For Inko this proved quite problematic. Up until we added support for FFI, we provided VM builds that linked to musl, making them more portable. Unfortunately, with the introducing of the FFI we had to stop providing these builds as they would not be able to support the FFI.

Languages wishing to use dynamic loading need to take into account that dlopen() or similar routines may not be available depending on what implementation of libc is being used. This will likely force them to dynamically link to the libc implementation, resulting in an executable that might not work across different versions of the libc implementation.

The design of the FFI itself

The design of the FFI can be a challenge as well. A good FFI is implemented in such a way that it looks somewhat like C, making it more natural and easier to build bindings. One approach some FFIs take is to process C header files and generate the necessary bindings based on these headers. This removes the need for developers to manually write their bindings, at the cost of potentially being less flexible. This does come at the cost of having to parse C header files, and unfortunately the C syntax is rather complex. This can get even worse if you also want to support parsing C++ header files.

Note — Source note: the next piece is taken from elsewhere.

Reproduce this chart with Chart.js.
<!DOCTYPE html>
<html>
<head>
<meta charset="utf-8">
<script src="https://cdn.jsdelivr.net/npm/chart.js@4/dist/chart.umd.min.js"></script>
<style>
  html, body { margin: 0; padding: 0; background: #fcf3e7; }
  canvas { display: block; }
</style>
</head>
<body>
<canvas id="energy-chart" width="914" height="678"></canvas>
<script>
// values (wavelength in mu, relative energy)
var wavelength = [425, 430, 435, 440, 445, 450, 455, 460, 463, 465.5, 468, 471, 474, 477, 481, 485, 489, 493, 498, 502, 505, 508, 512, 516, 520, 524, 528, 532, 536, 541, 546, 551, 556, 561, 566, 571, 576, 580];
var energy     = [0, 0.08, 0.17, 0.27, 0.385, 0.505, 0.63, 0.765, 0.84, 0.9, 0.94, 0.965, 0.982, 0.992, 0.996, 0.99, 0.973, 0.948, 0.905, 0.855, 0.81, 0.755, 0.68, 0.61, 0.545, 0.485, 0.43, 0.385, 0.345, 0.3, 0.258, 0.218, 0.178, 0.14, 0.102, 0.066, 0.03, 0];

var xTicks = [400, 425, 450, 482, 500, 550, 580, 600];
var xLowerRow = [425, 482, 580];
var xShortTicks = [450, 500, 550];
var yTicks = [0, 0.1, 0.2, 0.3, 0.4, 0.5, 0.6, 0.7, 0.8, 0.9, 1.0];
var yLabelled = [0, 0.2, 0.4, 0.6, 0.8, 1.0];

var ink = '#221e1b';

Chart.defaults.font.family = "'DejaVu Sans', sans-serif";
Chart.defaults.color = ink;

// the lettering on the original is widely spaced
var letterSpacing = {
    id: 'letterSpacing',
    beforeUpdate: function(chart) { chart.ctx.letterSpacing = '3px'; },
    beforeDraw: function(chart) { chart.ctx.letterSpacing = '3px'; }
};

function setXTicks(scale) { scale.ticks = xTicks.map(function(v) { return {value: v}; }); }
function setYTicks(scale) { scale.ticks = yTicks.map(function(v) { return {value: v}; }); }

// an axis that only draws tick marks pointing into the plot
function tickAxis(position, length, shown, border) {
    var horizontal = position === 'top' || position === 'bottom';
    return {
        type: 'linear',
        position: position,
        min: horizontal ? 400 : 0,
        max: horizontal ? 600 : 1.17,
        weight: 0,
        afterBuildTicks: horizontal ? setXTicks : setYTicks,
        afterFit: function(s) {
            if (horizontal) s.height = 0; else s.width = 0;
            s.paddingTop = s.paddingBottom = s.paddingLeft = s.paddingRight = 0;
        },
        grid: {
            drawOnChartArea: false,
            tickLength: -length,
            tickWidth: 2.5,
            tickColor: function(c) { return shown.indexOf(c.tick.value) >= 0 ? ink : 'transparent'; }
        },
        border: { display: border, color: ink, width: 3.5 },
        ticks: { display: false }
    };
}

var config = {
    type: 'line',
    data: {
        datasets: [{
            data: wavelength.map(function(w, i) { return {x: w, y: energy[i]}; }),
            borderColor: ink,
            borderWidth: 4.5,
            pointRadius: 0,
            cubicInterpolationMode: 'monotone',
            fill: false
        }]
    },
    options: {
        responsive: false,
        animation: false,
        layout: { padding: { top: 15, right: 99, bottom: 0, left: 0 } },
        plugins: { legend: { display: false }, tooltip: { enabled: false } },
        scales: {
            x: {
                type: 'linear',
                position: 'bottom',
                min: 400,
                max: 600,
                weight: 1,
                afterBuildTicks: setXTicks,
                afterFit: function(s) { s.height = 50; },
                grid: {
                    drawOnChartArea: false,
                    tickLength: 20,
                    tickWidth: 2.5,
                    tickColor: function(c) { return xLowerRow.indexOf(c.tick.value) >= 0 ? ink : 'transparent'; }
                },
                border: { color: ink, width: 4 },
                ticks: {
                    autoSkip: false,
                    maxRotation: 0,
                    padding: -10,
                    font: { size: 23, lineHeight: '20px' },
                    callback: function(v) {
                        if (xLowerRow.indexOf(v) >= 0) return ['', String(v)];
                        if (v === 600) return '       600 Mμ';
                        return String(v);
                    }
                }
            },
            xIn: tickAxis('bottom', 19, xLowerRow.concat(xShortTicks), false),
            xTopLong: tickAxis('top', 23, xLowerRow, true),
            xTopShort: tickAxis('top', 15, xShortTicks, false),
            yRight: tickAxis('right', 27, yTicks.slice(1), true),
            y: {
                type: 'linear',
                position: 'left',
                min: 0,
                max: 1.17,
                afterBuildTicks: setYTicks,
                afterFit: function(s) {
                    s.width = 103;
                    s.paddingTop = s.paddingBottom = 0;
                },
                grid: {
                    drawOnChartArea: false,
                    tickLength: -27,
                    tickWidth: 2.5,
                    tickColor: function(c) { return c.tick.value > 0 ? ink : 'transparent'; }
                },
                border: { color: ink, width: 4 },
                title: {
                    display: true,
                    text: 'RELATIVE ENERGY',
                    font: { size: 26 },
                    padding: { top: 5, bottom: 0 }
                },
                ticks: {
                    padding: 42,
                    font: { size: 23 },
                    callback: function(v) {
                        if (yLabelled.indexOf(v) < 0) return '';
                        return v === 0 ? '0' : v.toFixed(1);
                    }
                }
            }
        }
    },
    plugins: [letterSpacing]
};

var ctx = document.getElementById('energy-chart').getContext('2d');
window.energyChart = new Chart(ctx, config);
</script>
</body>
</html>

For Inko we went with an API similar to the one provided by Ruby, which in turn is fairly similar to the APIs provided by other languages. Generating bindings based on C headers is something we believe is best handled by a third-party library, reducing the amount of dependencies that may be necessary to use the language.

Conclusion

Building an FFI for C is no easy task. There are many challenges to overcome, and the implementation of a language and the corresponding FFI may result in certain functionality not being available. A well designed FFI may be straightforward to use, but it's implementation is likely far from straightforward.

Those interested in providing an FFI for their own language may find Inko's implementation of use. Inko uses libffi, and the FFI layer (excluding the various VM instructions that expose the FFI) is about 780 lines of Rust.